Pada proses bergelut dengan pustaka, Tan Malaka juga sedikit banyaknya mengkritik metode membaca. Contohnya pada kasus Al Gazali ketika membaca buku dengan cara menghapal. Menurutnya (Tan Malaka), kebiasaan menghapal itu tidak akan menambah kecerdasan, sebaliknya malah menjadikannya bodoh, mekanis seperti mesin. Yang diingat bukan lagi maksud dari kalimat dalam buku tersebut, melainkan bunyi kata atau halaman buku di mana kalimat-kalimat itu ditulis. Oleh karena itu Tan Malaka memberi solusi, menghapal memang penting, tapi hapalkan pendekatan intinya saja. Kita hapalkan sesuatu yang tidak dimengerti orang lain, tapi penuh pengetahuan untuk diri kita sendiri. Metode membaca buku dengan menghapalkan pendekatan inti Tan Malaka menyebutnya dengan istilah “Jembatan Keledai” misalnya buat menjawab pertanyaan siapa yang akan menang di antara dua Negara yang sedang berperang, dia menggunakan jembatan Keledeai dirinya  “ALS”. Huruf  A untuk (A)ir artinya udara, (L)and artinya darat dan (S) artinya laut forces tentara.
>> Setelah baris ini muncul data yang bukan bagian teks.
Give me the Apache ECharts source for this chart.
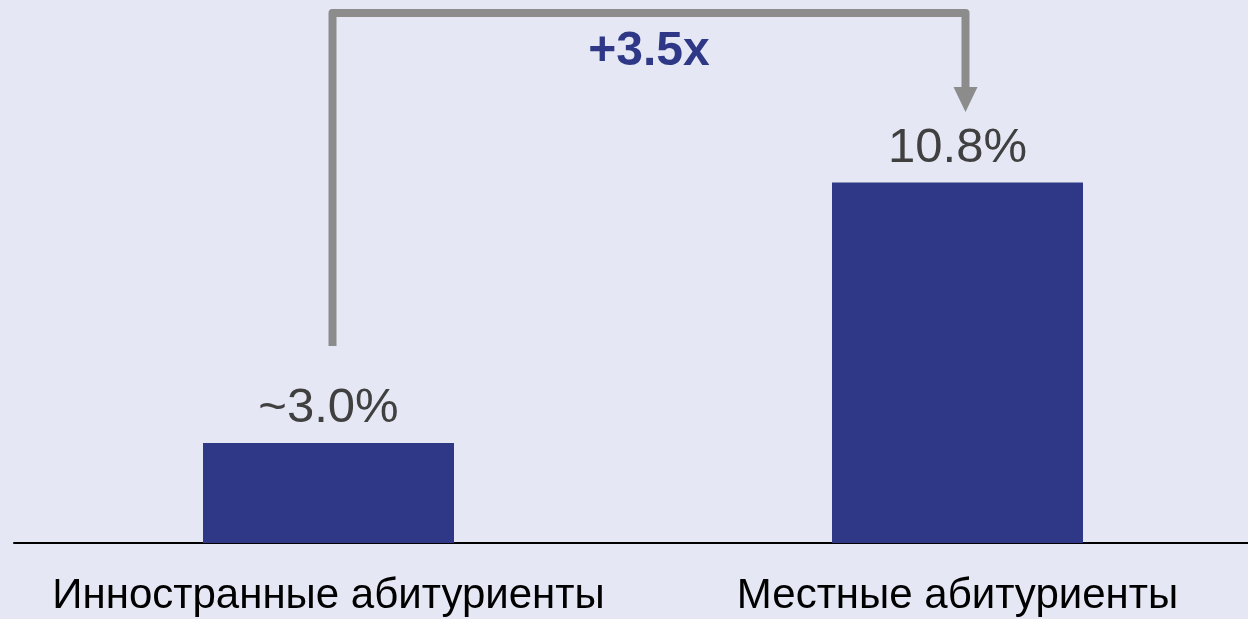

Metode-metode membaca pada setiap individu tentu berbeda-beda, jika kita sering membaca, akan ketemu juga pola membaca yang baik. Oleh karena itu, saya mengajak remaja Indonesia harus berani memulai kegiatan literasi dengan serius dan berkelanjutan. Tidak ada kata terlambat, untuk memperjuangkan bangsa ini berbenah ke arah yang lebih baik. Bangsa ini akan lebih baik jika budaya literasi dijadikan sebagai kebutuhan sehari-hari. Kita bisa belajar kepada Amerika Serikat, di setiap tempat singgah orang-orang Amerika selalu membaca. Baik membaca buku, membaca majalan di halte, di cafe, di taman dan di berbagai tempat lainnya.